Es war das mit Abstand beste Match im Turnier der Clubmannschaften, eine Schlacht, die an den Nerven und an den Kräften der Bad Boys gezehrt hatte. Dieser enorme Verschleiß machte sich im Spiel um Platz drei bemerkbar. Pochi ’89, das Team aus Buchholz, dem die Bad Boys im Rahmen der italienischen Broomball-Meisterschaft regelmäßig begegnen, fand Mittel und Wege um die Boys zu provozieren. Es war kurios: Zwar fielen keine Tore, doch die Anzeigetafel im Stadion von Neumarkt war rammelvoll – voll mit verhängten Strafminuten, die gegen beide Teams ausgesprochen wurden. Es war ein ruppiges, ein zerfahrenes Spiel, das schließlich eskalierte, auch, weil die Schiedsrichter keinen kühlen Kopf bewahrten und das Geschehen auf dem Platz nicht mehr im Griff hatten. Sage und schreibe neun Minuten am Stück spielten die Boys in Unterzahl. Dazu gab es  Fehlentscheidungen und aufgeheizte Diskussionen. Das Spiel glich einem Drama, nur Tor wollte keines fallen. Bis zur letzten Minute. Denn wenige Sekunden bevor die reguläre Spielzeit zu Ende ging, zeigten Pochi ’89 eine sehenswerte Kombination, die mit einem wunderbaren Treffer abgeschlossen wurde.
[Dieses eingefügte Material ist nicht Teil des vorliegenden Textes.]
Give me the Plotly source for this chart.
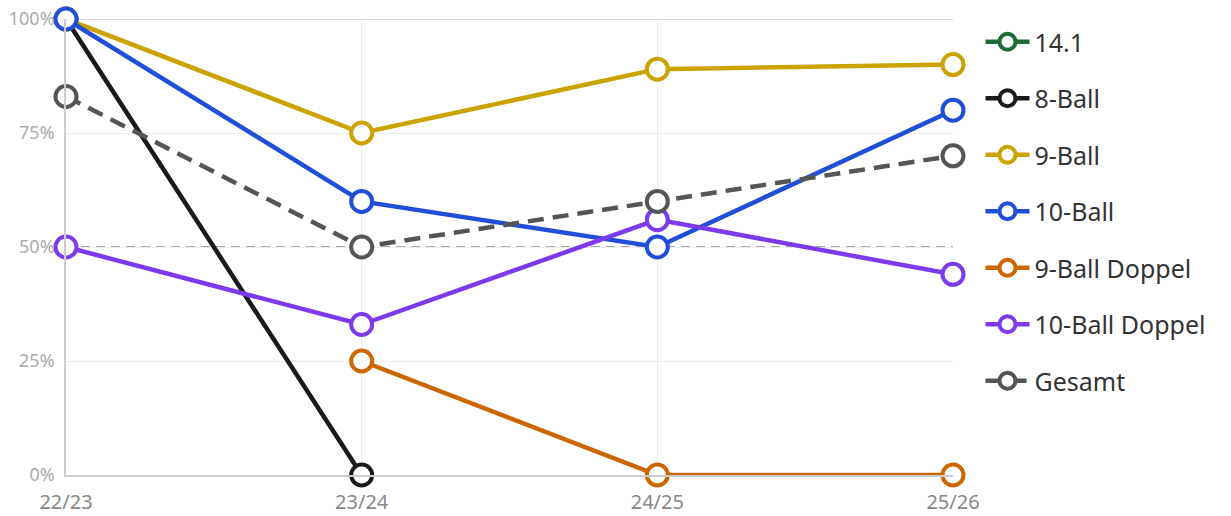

Die Dramatik dieser letzten Partie, das Gefühl den verdienten dritten Platz denkbar knapp verspielt zu haben, hinterließ bei den Bad Boys zunächst einen bitteren Nachgeschmack. Dabei hatten sie mit ihrer Leistung im Halbfinale gegen den späteren Titelträger USA  eindrucksvoll bewiesen, dass sie auch heuer wieder zu den Favoriten in der italienischen Golden League zählen werden. Sobald die Enttäuschung der Last-Minute-Niederlage gegen Pochi ’89 abgeklungen sein dürfte, darf man sich bei den Bad Boys also definitiv auf die neue Saison freuen.